Auch diese Sicht entbehrt nicht einer gewissen Realität, denn aus den zurückliegenden Wahlkämpfen zu Duma- wie zu Präsidentenwahlen, aber auch aus Regionalwahlen ist bekannt, welche Rolle so genannte Kompromate für das Ausschalten von Konkurrenten, missliebigen Kandidaten oder auch ganzen  Organisationen in Russland bisher gespielt haben. Daran waren sowohl Regierung wie auch die Kandidaten selbst beteiligt.

Subkow kennt die „Kompromate“ zum Ausschalten von Konkurrenten bestens

Mit Subkow an der Spitze verfügt die Regierung nun über das Monopol an „Kompromaten.“ Das könnte einer Stabilisierung von oben durchaus dienlich sein. Über diese offensichtlichen Tatsachen hinaus weiß jedoch niemand etwas Genaues. Und so wird umso freier über den „Putin Plan der Machtübergabe“ spekuliert: Die einen glauben, Putin habe auf diese  Weise den bisher als „Kronprinzen“ gehandelten, kürzlich zeitgleich zu stellvertretenden Ministerpräsidenten ernannten, Sergej Iwanow und Sergej Medwedew einen „Dämpfer verpasst“. Sie seien nun durch das Hinzutreten von Subkow als möglichen weiteren Kandidaten in die Reihe zurückgedrängt worden.  Andere sehen vor allem Sergei Iwanow gestärkt. Das werde unter anderem daraus klar, dass Subkow als einen der Programmpunkte, für die er einstehen werde, auch die Stärkung der Rüstungsindustrie genannt habe. Und mehr noch durch die Politik der Stärke, die Putin in letzter Zeit bis hin zur Detonation einer „Vacuumbombe“ kurz vor dem Regierungswechsel demonstriert habe.
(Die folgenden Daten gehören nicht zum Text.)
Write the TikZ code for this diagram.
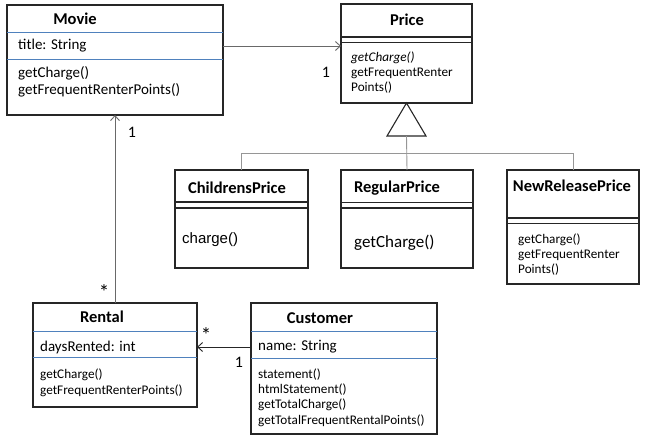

Welche Variante auch immer – wichtig ist eine Sozialpolitik für die Menschen

Dritte frischen die in letzter Zeit etwas farblos gewordene Spekulation wieder auf, dass Putin eine weitere Amtszeit anstrebe, nur jetzt nicht mehr direkt durch eine Verfassungsänderung vor den Wahlen, sondern durch die Inthronisierung eines Übergangskandidaten. Als ‚Präsident im Rentenalter’ könne der jetzt 66jährige Subkow in angemessener Zeit nach der Wahl abdanken und den Platz für eine Wiederkehr Putins frei machen. Die russische Verfassung, die nur zwei Amtszeiten hintereinander erlaube, werde dann nicht mehr verletzt. Iwanow, Medwjedew und mögliche weitere Kandidaten werden in diese Sicht gleich mit eingeschlossen.

Eine Variante ist so gut möglich wie die anderen. Entscheidend ist aber wohl nicht, ob ein Übergang von Putin zu Putin oder doch zu einem anderen Namen geschaffen wird, sondern ob es Russland gelingt, aus der Phase der putinschen Restauration in eine Entwicklung überzugehen, in der Russlands neu gewonnene Stärke sich in einer den Menschen zugewandten Sozialpolitik fortsetzt. Für diesen Schritt ist eine ruhige, zumindest formaldemokratisch korrekte Ablösung Putins bei den anstehenden Wahlen die unausweichliche Bedingung - Unabhängig davon, ob, wo und wie er selbst in der Politik bleibt oder nicht.